My take on the young Samuel Johnson could prove a little controversial (if it gets a readership, I haven’t even finished the first draft yet). Johnsonians are very attached to Samuel, as am I, but it seems pretty clear that young Sam was not the nicest of people. Even the old, established, settled Samuel Johnson was hard work but even he admitted that he used to be harder work, not even trying to be sociable until he was 30 (and the book ends when he’s 27). What’s more, it doesn’t take much reading between the lines of descriptions of his early life to see something of a tyrant in him. When he has his friends carry him to school, or pull him across the ice, they are presented as spontaneous acts of respect to his youthful intellect but they could as easily be acts he forces on his friends. Samuel seems to treat many of his childhood friends poorly, or transactionally - using Edmund Hector to transcribe the book he was commissioned to translate.
Whats more, there are good character reasons to depict a pricklier Samuel Johnson. He’s a genius but constrained by his body, with increasingly deteriorating mental health and strained against narrow expectations of his community and his family. It makes character-sense for him to have a chip on his shoulder. Even more compellingly, from a narrative point of view, the book is told from the viewpoint of his little brother, Nathaniel. We know Samuel’s own guilt in later life towards his brother, but there’s also this sense in how Nathaniel was left out or stands at the sidelines of anecdotes that Samuel simply didn’t notice him very much. Whats more, Samuel seems to be the most obvious and likely antagonist to Nathaniel, they are both rivals for the affection in their house and the esteem from their town.
Whereas the problem of Samuel is that he’s so written about that a fictional representation of him needs to thread some tight needles, Nathaniel is almost a complete unknown. Samuel represents him pretty consistently as decent enough bloke but seems to imply he’s pretty unremarkable. To be honest, I reckon this was pretty accurate. It makes sense that someone growing up in a house full of nagging and the melancholic states of father, Michael and Samuel himself, that Nathaniel would grow up into something of a people-pleaser, a conciliatory figure with an easy sociability and laid back attitude - a decent bloke. Even in our one remaining text by Nathaniel, a letter when he was in his deepest despair, prepared to run away to America, blaming his family for not supporting him, Nathaniel ends with a cheery note of love and thanks for supporting him. So I think the easygoing nature was not an act, but a response to his environment.
Yet, as the protagonist of a novel, he needs a little more desire and agency.
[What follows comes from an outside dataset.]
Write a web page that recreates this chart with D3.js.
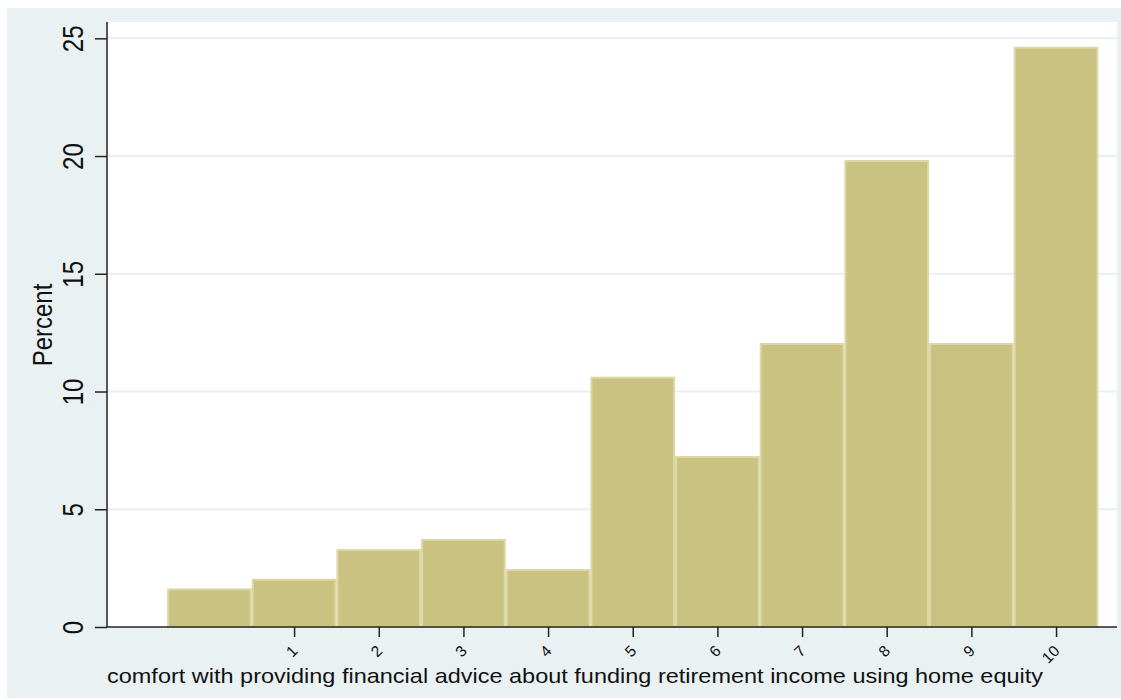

Yes, he has the desire to have a closer relationship with his family, especially Samuel, but he needs something outside of that to want. This is where I have gone completely off-piste. I have decided that Nathaniel is captivated by visual beauty. I have him keenly aware of colour and texture from an early age. His first struggle in the book is between wearing something beautiful (that Samuel had outgrown) or giving in to Samuel’s wish that he not wear it. What’s more, I’ve made this fictional desire for beauty into the reason he gets into (possibly legal) trouble. We don’t actually know what Nathaniel did wrong, but in my version he stole/finagled his way into materials to create a beautiful book.
It makes a sort of sense to me. The Johnsons are a family surrounded by books, he has near him access (or at least awareness) of the stunning St Chad’s Gospel - if I give Nathaniel a want, the it’d be to make a stunning book. I also like the notion that Nathaniel is the only Johnson to really appreciate books, as a physical object at least. Sarah resents books with their clutter and unsaleabilty, Micheal sees them as advancement, Samuel guts them for knowledge but only Nathaniel has a pure love of the thing in itself. And it’s what dooms him eventually.
The other real difficulty I’ve had writing my research is to stop calling Samuel, Johnson. There’s a bunch of Johnsons in this thing.